Lo conocemos como Getsemaní —el lugar donde Jesús se alejó del caos para pasar su última noche a solas con su Padre. Pero, al adentrarnos más en el huerto, llegamos a entender mejor por qué escogió este sitio, y más de lo que ocurrió allí. ¿Fue sólo para orar? ¿Sólo para dormir? ¿Sólo para pasar tiempo a solas antes de que se levantara para ir a morir? No; lo que encontramos en Getsemaní es una senda de restauración para cada momento de nuestra vida.
Cristo no vino solo al huerto, vino con amigos —con 11 de sus 12 discípulos. Él estuvo siempre rodeado de personas. ¿Debe, entonces, sorprendernos que la noche antes de ser crucificado —por nuestros pecados— Jesús viniera al Getsemaní con 11 de sus queridos seguidores?

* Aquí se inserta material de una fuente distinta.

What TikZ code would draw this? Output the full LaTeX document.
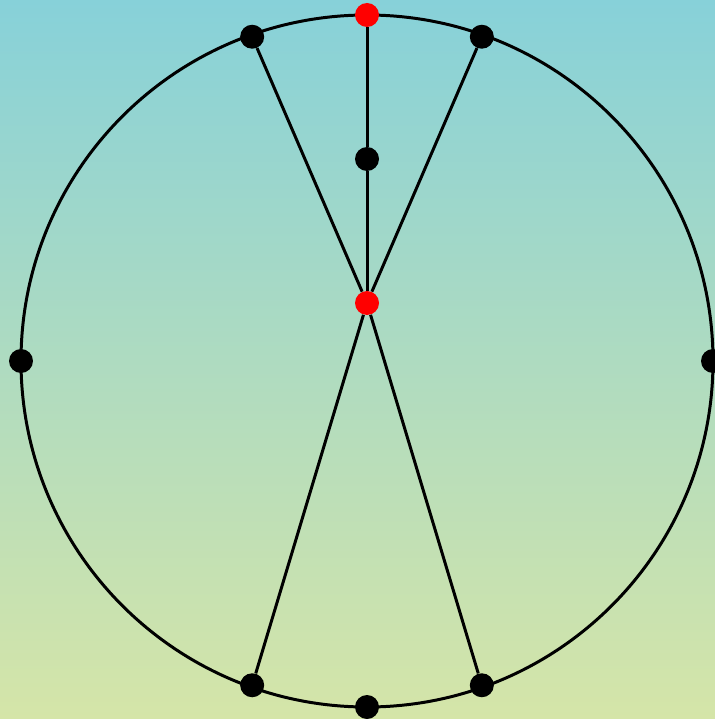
\documentclass[tikz,border=0pt]{standalone}
\usepackage{tikz}
\usetikzlibrary{calc}
\definecolor{skyTop}{HTML}{87D1D9}
\definecolor{meadowBot}{HTML}{D5E5A8}
\tikzset{
  vtx/.style={circle, fill=black, inner sep=0pt, minimum size=0.48cm},
  hot/.style={vtx, fill=red},
  edge/.style={line width=1.7pt, black}
}
\begin{document}
\begin{tikzpicture}[x=0.02cm, y=-0.02cm]
  % background, pixel frame 715 x 719
  \shade[top color=skyTop, bottom color=meadowBot] (0,0) rectangle (715,719);
  \useasboundingbox (0,0) rectangle (715,719);
  \def\rr{346}
  \def\rs{344}
  \coordinate (O) at (367,361);
  % outer circle
  \draw[edge] (O) circle[radius=\rr];
  % vertices on the circle (angles measured with y downward)
  \node[hot] (t)  at ($(O)+(270:\rr)$) {};
  \node[vtx] (tl) at ($(O)+(250.5:\rs)$) {};
  \node[vtx] (tr) at ($(O)+(289.5:\rs)$) {};
  \node[vtx] (l)  at ($(O)+(180:\rr)$) {};
  \node[vtx] (r)  at ($(O)+(0:\rr)$) {};
  \node[vtx] (bl) at ($(O)+(109.5:\rs)$) {};
  \node[vtx] (br) at ($(O)+(70.5:\rs)$) {};
  \node[vtx] (b)  at ($(O)+(90:\rr)$) {};
  % inner vertices
  \node[vtx] (m) at (367,159) {};
  \node[hot] (c) at (367,303) {};
  % spokes
  \draw[edge] (t) -- (m);
  \draw[edge] (m) -- (c);
  \foreach \p in {tl,tr,bl,br}
    \draw[edge] (c) -- (\p);
\end{tikzpicture}
\end{document}
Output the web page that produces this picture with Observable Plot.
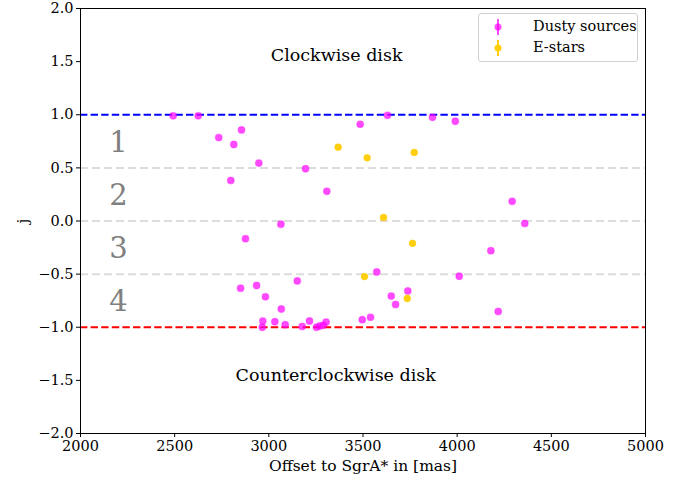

¿Se parece esto a su vida? ¿Rodeado siempre de otros? ¿Con poco tiempo para usted mismo? ¿Preocupado por las personas que le aman, pero que no siempre le apoyan o vienen en su ayuda cuando más lo necesita? Busque, entonces, iluminación y dirección en las últimas hermosas horas de solitud de Cristo en un huerto sagrado.
Con sus discípulos, el Señor se retiró al Getsemaní, un lugar cuyo nombre en hebreo significa molino o prensa (semejante a una prensa de vino) donde se extraía aceite de las olivas. Aquí, al pie del monte de los Olivos, Jesús se separó del grupo con sus tres amigos más íntimos —Pedro, Jacobo y Juan, y les expresó sus sentimientos más profundos: “Mi alma está destrozada” (Mt 26.38 NTV).
En este lugar, donde se presionaban las olivas para obtener el aceite sustentador de la vida, Cristo “comenzó su agonía”, escribió Matthew Henry. “Allí quiso quebrantarlo el Padre, y destrozarlo, para que de Él pudiera fluir a todos los creyentes aceite nuevo; para que pudiéramos participar de la raíz y de la rica sabia del benéfico Olivo”.
Es que la solitud “es más un estado de la mente y del corazón, que un lugar”, según el autor Richard Foster. Es verdad que apartarse para descansar es maravilloso, pero la solitud con Dios no es un descanso casual. Es una inmersión profunda y ferviente en la prensa del poder de Dios que nos pone en condiciones de volver a las personas y servirles de una manera significativa. En la solitud —dice Foster en su libro Celebración de la disciplina, “tenemos que alejarnos de la gente para poder estar realmente presentes cuando estemos con ella”.
Jesús estableció ese modelo. Después de un tiempo de solitud, ¿qué hizo? Comenzó su ministerio (Mt 4.1-11, 17). Caminó sobre las aguas (14.22-27). Escogió a sus discípulos (Lc 6.12-19). Murió por nuestros pecados.
Podemos anhelar la solitud fácil —tener una razón espiritual para dejarlo todo y tomar una semana de descanso. ¿Quién no anhela eso de vez en cuando? Pero, como hijos de Dios, necesitamos la solitud con Dios, la clase de solitud que reforma el alma y que nos prepara igual que a nuestro Cristo, para servir.